Diving into the Concept of Collaborative Applications
Smarter and more versatile robotic tools, or end-of-arm tooling (EOAT) — sensors, grippers and quick changers —empower robots to take over repetitive tasks, freeing them to handle adaptive, higher-precision and more intelligent applications that in the past were too complex to automate.
More importantly, these advanced tools enable collaborative applications that allow workers and robots to operate safely side by side due to the user-friendly nature, intuitive programming and safety features of EOAT-fitted robots.
These innovations have helped increase EOAT adoption significantly. According to QYResearch, the global robotics EOAT market, valued at US$1,580 million in 2018, is expected to reach US$2,740 million by the end of 2025, growing at a CAGR of 7.1 percent from 2019-2025.1
Since each production facility varies in terms of such things as the task to be automated, product shape and size, and materials and robot, manufacturers must find the robotic tools that best suit their unique needs.
Prioritizing EOAT Before the Robot
Due to technological advances, EOAT has become more sophisticated and capable. Now, how robots are deployed and what accessories are fitted and utilized will become more integrated than robots alone. In the past five years, robots have been used in a wider range of applications than ever before because end-effectors can now function better in more environments. Apart from handling variations in product size, weight, and shape, EOAT also enables robots to accommodate several processes at once. With EOAT bringing these enhanced capabilities to robots and this trend expanding across manufacturing, we will soon see robots becoming commodities. The kind of robot used won’t matter so much as the EOAT for the job.
And, with more players entering the market and offering more advanced solutions at a reduced price, manufacturers need to focus on ‘more tools, more applications’ rather than ‘more robots, more applications.’

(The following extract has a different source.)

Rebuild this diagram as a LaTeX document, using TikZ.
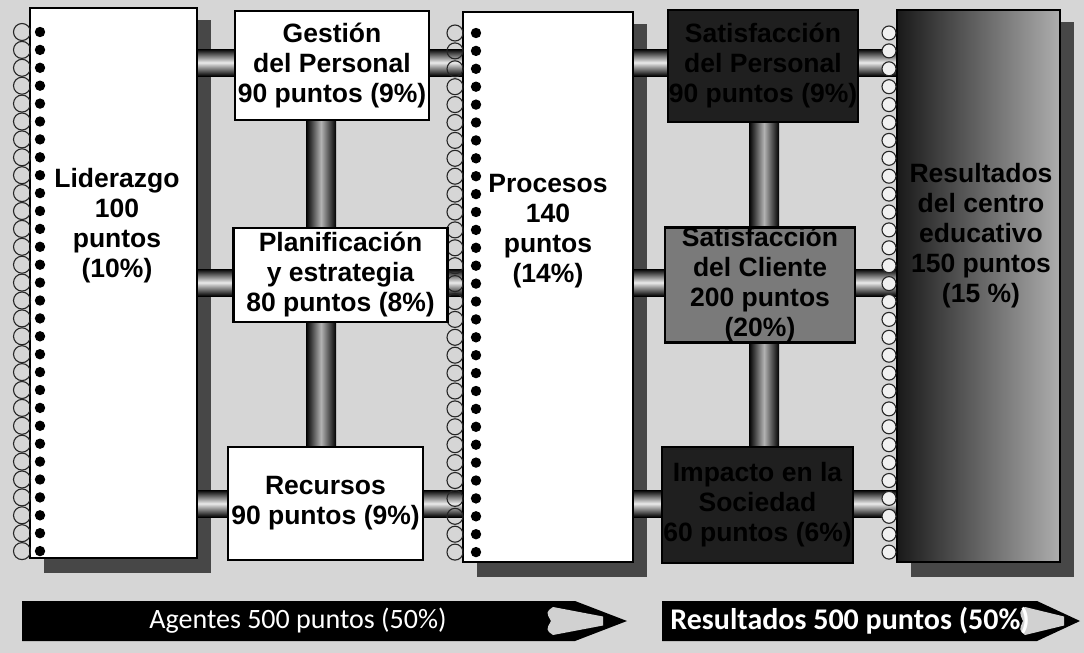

EOAT is expanding the breadth of applications in which industrial robots, or collaborative robots (cobots), can be used by making them smarter, more reactive and independent. This helps manufacturers meet a range of production goals, from being more flexible and more responsive to market changes and fulfilling customer needs to increasing the overall speed of innovation. So, manufacturers need to focus on the style of tooling that best suits the needs of a particular application before deploying robots.
Evolution of EOAT
Various tools help manufacturers meet their production goals. For instance, OnRobot’s RG2 and RG6 Grippers, which can grip products of differing size and materials, enable such applications as machine tending, pick and place, packaging and palletizing, and assembly.
These grippers are easily installed and provide more flexible production with less downtime. They are cost effective and can handle large process variations, as well.
Rosborg Greenhouse, Denmark’s largest herb producer, employed the RG6 gripper to eliminate monotonous work and reduce high labor costs by working alongside a human to pack delicate herbs. The company cited the gripper’s flexibility, wide stroke and gentle grip as three reasons they chose OnRobot as their solution provider.
The RG2-FT, the world’s first intelligent gripper that can see and feel objects using built-in force torque sensing, is another innovative tool that helps manufacturers make their production more efficient. Apart from its straightforward installation and program, the tool can detect the workpiece location even if it’s not precisely positioned. This increases production efficiency, reduces the risk of damages to the product and offers greater precision in handling, making the application safer for workers, as well as the workplace.
Improving Return on Investment (ROI)
A robot’s ability to handle a growing range of industrial tasks thanks to EOAT leads to faster return on investment (ROI) for manufacturers. That’s because they’re flexible and easily deployed, allowing them to switch between multiple tasks with minimal need for additional programming or tool swapping.
The robotic tools also increase production since they can operate around the clock, completing tasks with greater precision and reliability than human operators while doing so. The safe, collaborative and intelligent nature of EOAT also lowers the automation cost since workers can work with them without additional safety fencing, complex programming or installation costs.
The Future is Collaborative Applications
With the dawn of smarter, more adaptive tooling, robots can now function with greater speed, strength, safety and precision, accomplishing a wide range of tasks and helping manufacturers maximize ROI.